To have the HUMILITY necessary to take a class from someone you deem lesser experienced than you, with the hopes of gleaning something from it, or to take a class along side beginners with the hopes of spotting something they are doing wrong, in hopes of realizing some flaws in YOUR game, is the true test of how far you have become as a mature athlete.

It doesn’t matter if you are in a serious ‘training camp’ for an upcoming fight. If there is a scheduled class on the calendar at the gym you train, YOU SHOULD BE IN IT. If you need to schedule extra time for your ‘sparring’ or ‘advanced training’ do it. But I cannot stress this next point enough; without the most incredibly sound fundamentals, all that ‘advanced training’ is worthless. If your fundamentals are so incredibly awesome that you do not need to improve them, I hope you have a world title belt around your waist- otherwise you might be kidding yourself. Even then… trust me, fundamental training should be an integral part of what you do each and every day.

In my gym, we start EVERY class (Beginner to advanced) with a simple footwork drill. We do it EVERY DAY, for the simple reason that EVERYTHING starts with your stance and your footwork. I don’t care what fancy moves you learn after those two fundamentals, without a sound stance, and solid footwork, those ‘fancy’ moves will never be as great as they could be. They might look super awesome, but imagine how much better they would be if they had a solid foundation.

Additionally, a fight is very chaotic. A lot of things are happening all at once. Quickly you can get knocked out of position. Muscle memory from drilling and drilling that fundamental stance and footwork, allows your body to automatically return to that good posture just as quickly as you were knocked out of it.

The day you start thinking you no longer need this drilling, is the day you start your decline in advancing to the next level. No matter what level you are at. There is ALWAYS room for improvement, and it ALWAYS starts at the fundamental level.

Each and every new move you learn begins from the fundamental level. The second you take away any portion of the fundamental building block for that move, it will lose it’s effectiveness.

Sparring:
I am going to take the theory of humility as a key factor in your success a step further. As you become an upper-tier athlete, and find yourself dominating your training partners-and the competition, you become less and less likely to find yourself in positions of inferiority… until you meet your match. How often does this happen to the top-level fighters, and they are like a fish out of water? Without exception that is the same fighter that I saw stuff a takedown on a beginner sparring partner just weeks earlier.

When you are sparring, the more advance student should ALWAYS yield to the lesser-experienced fighter… ALWAYS.

This is where you are going to have to trust me, because it is a hard concept for advanced athletes to comprehend at first… You will ALWAYS learn more from this experience, than if you best your training partners. (I should note, this is NOT a difficult concept for those who have mastered their craft. The best of the best get it).

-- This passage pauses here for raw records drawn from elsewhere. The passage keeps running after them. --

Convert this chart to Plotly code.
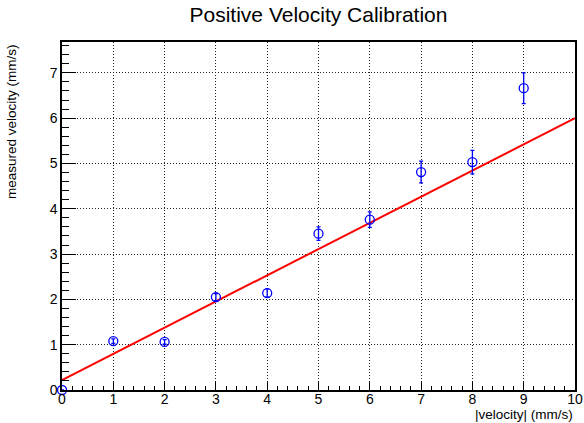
import plotly.graph_objects as go

velocity = [0, 1, 2, 3, 4, 5, 6, 7, 8, 9]
measured = [0.0, 1.08, 1.06, 2.05, 2.14, 3.45, 3.76, 4.81, 5.03, 6.66]
errors = [0.0, 0.05, 0.05, 0.08, 0.09, 0.15, 0.17, 0.24, 0.26, 0.34]

fit_intercept = 0.22
fit_slope = 0.578
fit_x = [0, 10]
fit_y = [fit_intercept + fit_slope * x for x in fit_x]

FONT = "Liberation Sans, Arial, Helvetica, sans-serif"

fig = go.Figure()
fig.add_trace(go.Scatter(
    x=fit_x, y=fit_y, mode="lines",
    line=dict(color="#ff0000", width=2), showlegend=False, hoverinfo="skip"))
fig.add_trace(go.Scatter(
    x=velocity, y=measured, mode="markers",
    marker=dict(symbol="circle-open", size=9, color="#0000ff", line=dict(width=1.3, color="#0000ff")),
    error_y=dict(type="data", array=errors, visible=True, color="#0000ff", thickness=1.3, width=2),
    cliponaxis=False, showlegend=False))

axis_common = dict(
    showline=True, linecolor="black", linewidth=1.5, mirror=True,
    showgrid=True, gridcolor="#222222", griddash="1px,2px", gridwidth=1,
    zeroline=False, ticks="inside", tickcolor="black", automargin=False,
    tickfont=dict(family=FONT, size=14, color="black"),
)

fig.update_layout(
    width=584, height=423,
    margin=dict(l=62, r=9, t=42, b=33),
    paper_bgcolor="white", plot_bgcolor="white",
    title=dict(text="Positive Velocity Calibration", x=(62 + 575) / 2 / 584, xanchor="center",
               y=1 - 15 / 423, yanchor="middle",
               font=dict(family=FONT, size=21, color="black")),
    xaxis=dict(range=[0, 10], dtick=1, tick0=0, ticklen=8, ticklabelstandoff=-5,
               minor=dict(ticks="inside", dtick=0.2, ticklen=4, tickcolor="black", showgrid=False),
               **axis_common),
    yaxis=dict(range=[0, 7.68], dtick=1, tick0=0, ticklen=14,
               minor=dict(ticks="inside", dtick=0.2, ticklen=7, tickcolor="black", showgrid=False),
               **axis_common),
    annotations=[
        dict(text="|velocity| (mm/s)", xref="paper", yref="paper", x=1, y=0,
             xanchor="right", yanchor="top", yshift=-15, showarrow=False,
             font=dict(family=FONT, size=13.5, color="black")),
        dict(text="measured velocity (mm/s)", xref="paper", yref="paper", x=0, y=1,
             xanchor="left", yanchor="top", xshift=-60, textangle=-90, showarrow=False,
             font=dict(family=FONT, size=13.5, color="black")),
    ],
)

fig.write_html("out.html")
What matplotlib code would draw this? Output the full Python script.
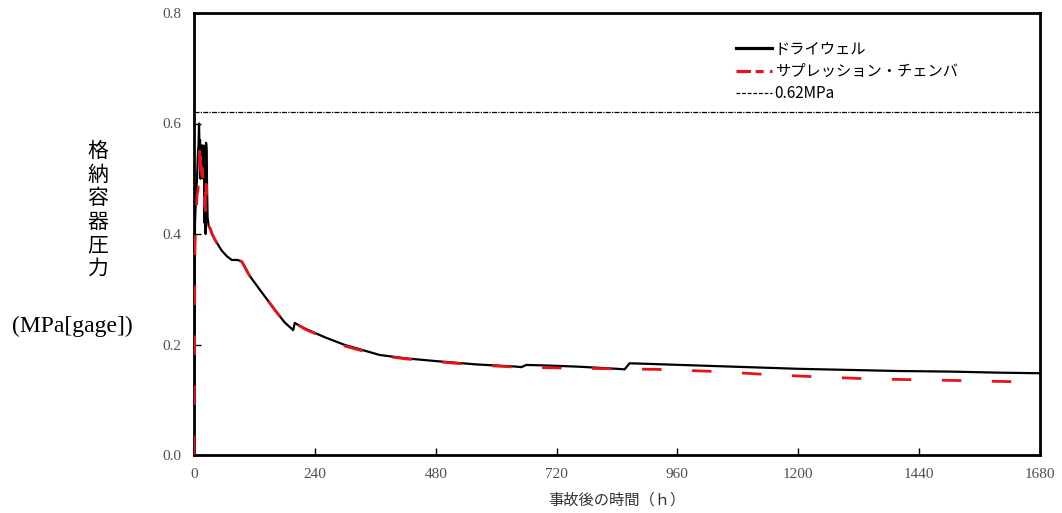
import matplotlib
matplotlib.use("Agg")
import matplotlib.pyplot as plt
from matplotlib.lines import Line2D

# Drywell (black)
t_dw = [0, 1, 2, 4, 6, 8, 9, 10, 11, 12, 13, 14, 15, 16, 17, 18, 19, 20, 21, 22, 23, 24, 25, 26, 27,
        29, 32, 36, 42, 55, 65, 75, 87, 95, 110, 130, 161, 180, 197, 200, 220, 260, 300, 369, 420,
        480, 560, 640, 650, 660, 700, 760, 840, 855, 865, 900, 1000, 1100, 1200, 1300, 1400, 1500,
        1600, 1680]
p_dw = [0.0, 0.25, 0.42, 0.47, 0.50, 0.55, 0.56, 0.60, 0.55, 0.57, 0.50, 0.56, 0.52, 0.56, 0.53,
        0.56, 0.50, 0.55, 0.42, 0.56, 0.40, 0.565, 0.55, 0.48, 0.43,
        0.415, 0.41, 0.40, 0.389, 0.37, 0.36, 0.353, 0.353, 0.35, 0.325, 0.30, 0.262, 0.240, 0.226,
        0.239, 0.229, 0.213, 0.199, 0.181, 0.175,
        0.170, 0.164, 0.160, 0.159, 0.163, 0.162, 0.160, 0.156, 0.155, 0.166, 0.165, 0.162, 0.159,
        0.156, 0.154, 0.152, 0.151, 0.149, 0.148]

# Suppression chamber (red dashed)
t_sc = [0, 1, 2, 4, 6, 8, 10, 11, 12, 13, 14, 16, 18, 20, 21, 22, 23, 24, 25, 27,
        29, 32, 36, 42, 55, 65, 75, 87, 95, 110, 130, 161, 180, 197, 200, 220, 260, 300, 369, 420,
        480, 560, 640, 650, 700, 760, 840, 920, 1040, 1150, 1250, 1350, 1450, 1560, 1680]
p_sc = [0.0, 0.20, 0.38, 0.43, 0.47, 0.48, 0.53, 0.55, 0.50, 0.54, 0.48, 0.52, 0.49, 0.50, 0.45,
        0.50, 0.43, 0.49, 0.47, 0.43,
        0.415, 0.41, 0.40, 0.389, 0.37, 0.36, 0.353, 0.353, 0.35, 0.325, 0.30, 0.262, 0.240, 0.226,
        0.239, 0.228, 0.212, 0.197, 0.180, 0.174,
        0.169, 0.163, 0.159, 0.159, 0.158, 0.157, 0.156, 0.155, 0.151, 0.145, 0.141, 0.1375, 0.136,
        0.134, 0.1316]

limit_value = 0.62
x_ticks = [0, 240, 480, 720, 960, 1200, 1440, 1680]
y_ticks = [0.0, 0.2, 0.4, 0.6, 0.8]
y_ticklabels = ["0.0", "0.2", "0.4", "0.6", "0.8"]

label_dw = "ドライウェル"
label_sc = "サプレッション・チェンバ"
label_lim = "0.62MPa"
xlabel = "事故後の時間（ｈ）"
ylabel_main = "格納容器圧力"
ylabel_unit = "(MPa[gage])"

jp = ["Noto Sans CJK JP", "DejaVu Sans"]
serif = ["Liberation Serif", "DejaVu Serif"]

fig = plt.figure(figsize=(10.62, 5.13), dpi=100)
ax = fig.add_axes([194/1062, 1-455/513, (1040-194)/1062, (455-13)/513])

ax.axhline(limit_value, color="black", lw=0.9, linestyle=(0, (4, 1, 1, 1)), zorder=1)
ax.plot(t_dw, p_dw, color="black", lw=1.6, zorder=2)
ax.plot(t_sc, p_sc, color="#e8121a", lw=2.0, dashes=(7, 11), zorder=3)

ax.set_xlim(0, 1680)
ax.set_ylim(0, 0.8)
ax.set_xticks(x_ticks)
ax.set_yticks(y_ticks)
ax.set_yticklabels(y_ticklabels)
ax.tick_params(direction="in", length=5, width=1, colors="black", labelcolor="#505050",
               labelsize=11)
ax.tick_params(axis="y", pad=9)
ax.tick_params(axis="x", pad=9)
for lbl in ax.get_xticklabels() + ax.get_yticklabels():
    lbl.set_fontfamily(serif)
for s in ax.spines.values():
    s.set_linewidth(2)

ax.set_xlabel(xlabel, family=jp, fontsize=11, color="#333333", labelpad=8)

fig.text(98/1062, 1-210/513, "\n".join(ylabel_main), family=jp, fontsize=15,
         ha="center", va="center", linespacing=1.1)
fig.text(72/1062, 1-326/513, ylabel_unit, family=serif,
         fontsize=17, ha="center", va="center")

handles = [Line2D([], [], color="black", lw=2.3),
           Line2D([], [], color="#e8121a", lw=2.3, dashes=(4.5, 1.5, 2.5, 2)),
           Line2D([], [], color="black", lw=0.9, linestyle=(0, (3, 1.5)))]
leg = ax.legend(handles, [label_dw, label_sc, label_lim], loc="upper left",
                bbox_to_anchor=(728/1062, 1-33/513), bbox_transform=fig.transFigure,
                frameon=False, prop={"family": jp, "size": 11}, handlelength=2.4,
                handletextpad=0.15, labelspacing=0.35, borderpad=0)

fig.savefig("out.png", dpi=100)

Having the HUMILITY to allow your training partners to take you down the same amount of times you stuff their takedown, is the sign of an advanced student.

Having the humility to allow your partner to get that good punch to the face in without the immediate urge to retaliate is the sign of an advanced student.

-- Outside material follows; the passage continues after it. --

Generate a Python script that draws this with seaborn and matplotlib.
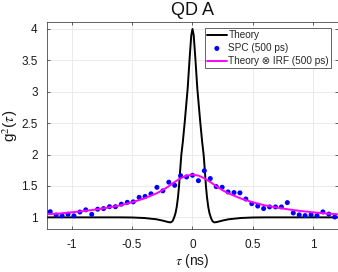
import matplotlib
matplotlib.use('Agg')
import matplotlib.pyplot as plt
import seaborn as sns
import pandas as pd

# SPC histogram (500 ps IRF), bin centres in ns
tau_spc = [-1.176, -1.127, -1.078, -1.029, -0.980, -0.931, -0.882, -0.833, -0.784,
           -0.735, -0.686, -0.637, -0.588, -0.539, -0.490, -0.441, -0.392, -0.343,
           -0.294, -0.245, -0.196, -0.147, -0.098, -0.049, 0.0, 0.049, 0.098, 0.147,
           0.196, 0.245, 0.294, 0.343, 0.392, 0.441, 0.490, 0.539, 0.588, 0.637,
           0.686, 0.735, 0.784, 0.833, 0.882, 0.931, 0.980, 1.029, 1.078, 1.127, 1.176]
g2_spc = [1.09, 1.037, 1.025, 1.05, 1.025, 1.085, 1.12, 1.048, 1.13,
          1.14, 1.17, 1.17, 1.21, 1.239, 1.247, 1.318, 1.333, 1.375,
          1.478, 1.422, 1.56, 1.51, 1.663, 1.643, 1.67, 1.584, 1.742, 1.618,
          1.49, 1.479, 1.405, 1.395, 1.39, 1.292, 1.218, 1.18, 1.14, 1.166,
          1.166, 1.166, 1.235, 1.07, 1.04, 1.028, 1.04, 1.028, 1.087, 1.052, 1.006]

# theory curve
tau_theory = [-1.2, -0.6, -0.5, -0.4, -0.3, -0.25, -0.2, -0.18, -0.165, -0.153,
              -0.14, -0.13, -0.12, -0.111, -0.1, -0.092, -0.08, -0.064, -0.04,
              -0.022, -0.01, 0.0, 0.01, 0.022, 0.04, 0.064, 0.08, 0.092, 0.1,
              0.111, 0.12, 0.13, 0.14, 0.153, 0.165, 0.18, 0.2, 0.25, 0.3, 0.4,
              0.5, 0.6, 1.2]
g2_theory = [1.0, 1.0, 0.998, 0.99, 0.97, 0.95, 0.925, 0.92, 0.94, 0.99,
             1.07, 1.17, 1.32, 1.5, 1.8, 2.0, 2.2, 2.52, 3.05,
             3.58, 3.9, 4.0, 3.9, 3.58, 3.05, 2.52, 2.2, 2.0, 1.8,
             1.5, 1.32, 1.17, 1.07, 0.99, 0.94, 0.92, 0.925, 0.95, 0.97, 0.99,
             0.998, 1.0, 1.0]

# theory convolved with IRF
tau_conv = [-1.2, -1.1, -1.0, -0.9, -0.8, -0.7, -0.6, -0.5, -0.4, -0.35, -0.3,
            -0.25, -0.2, -0.15, -0.1, -0.05, 0.0, 0.05, 0.1, 0.15, 0.2, 0.25,
            0.3, 0.35, 0.4, 0.5, 0.6, 0.7, 0.8, 0.9, 1.0, 1.1, 1.2]
g2_conv = [1.05, 1.062, 1.08, 1.10, 1.125, 1.155, 1.19, 1.24, 1.30, 1.34, 1.38,
           1.43, 1.49, 1.56, 1.62, 1.665, 1.68, 1.665, 1.62, 1.56, 1.49, 1.43,
           1.38, 1.34, 1.30, 1.24, 1.19, 1.155, 1.125, 1.10, 1.08, 1.062, 1.05]

xticks = [-1, -0.5, 0, 0.5, 1]
xticklabels = ['-1', '-0.5', '0', '0.5', '1']
yticks = [1, 1.5, 2, 2.5, 3, 3.5, 4]
yticklabels = ['1', '1.5', '2', '2.5', '3', '3.5', '4']

sns.set_style('ticks')
plt.rcParams['font.family'] = ['Liberation Sans', 'DejaVu Sans']
plt.rcParams['mathtext.fontset'] = 'stix'
plt.rcParams['axes.unicode_minus'] = False

fig = plt.figure(figsize=(3.38, 2.72), dpi=100)
ax = fig.add_axes([0.140, 0.157, 0.859, 0.762])

df_theory = pd.DataFrame({'tau': tau_theory, 'g2': g2_theory})
df_spc = pd.DataFrame({'tau': tau_spc, 'g2': g2_spc})
df_conv = pd.DataFrame({'tau': tau_conv, 'g2': g2_conv})

sns.lineplot(data=df_theory, x='tau', y='g2', ax=ax, color='black', lw=1.4,
             sort=False, label='Theory')
sns.scatterplot(data=df_spc, x='tau', y='g2', ax=ax, color='#0000ff', s=13,
                edgecolor='none', label='SPC (500 ps)', zorder=3)
sns.lineplot(data=df_conv, x='tau', y='g2', ax=ax, color='#ff00ff', lw=1.4,
             sort=False, label='Theory \u2297 IRF (500 ps)', zorder=4)

ax.set_xlim(-1.2, 1.2)
ax.set_ylim(0.81, 4.11)
ax.set_xticks(xticks)
ax.set_xticklabels(xticklabels)
ax.set_yticks(yticks)
ax.set_yticklabels(yticklabels)
ax.tick_params(direction='in', length=2.5, width=0.5, top=True, right=True,
               labelsize=8.5, colors='#262626', labelcolor='#1a1a1a', pad=7)
ax.grid(True, color='#e3e3e3', lw=0.5)
ax.set_axisbelow(True)
for sp in ax.spines.values():
    sp.set_visible(True)
    sp.set_color('#262626')
    sp.set_linewidth(0.5)

ax.set_title('QD A', fontsize=13, pad=5, color='#111111')
ax.set_xlabel(r'$\tau$ (ns)', fontsize=10, labelpad=1, color='#1a1a1a')
ax.set_ylabel(r'g$^2$($\tau$)', fontsize=11, labelpad=1, color='#1a1a1a')

leg = ax.legend(loc='upper right', bbox_to_anchor=(0.977, 0.971), fontsize=7.2,
                frameon=True, fancybox=False, edgecolor='#262626', framealpha=1,
                borderpad=0.2, handlelength=2.0, handletextpad=0.15,
                labelspacing=0.3, borderaxespad=0, scatterpoints=1)
leg.get_frame().set_linewidth(0.5)

fig.savefig('out.png', dpi=100)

It is the insecure fighter that feels he needs to show his training partners just how hard he can hit, or how many shots he can stuff. Knowing that you could have, but passing on the opportunity takes tremendous self-control, and self-confidence.

I know, a lot of you ‘tough guys’ think this is flawed thinking. How could you possibly get better this way? Don’t we always have to push ourselves to the limits to achieve greatness? This simple answer is YES. Drill like your life depends on it. Condition like there is no tomorrow. Sharpen your mind with all you’ve got. Spar with humility and grace. Enter the cage with better skills from drilling, greater conditioning, and the sharpest mind, with humility and grace, and you will be unstoppable.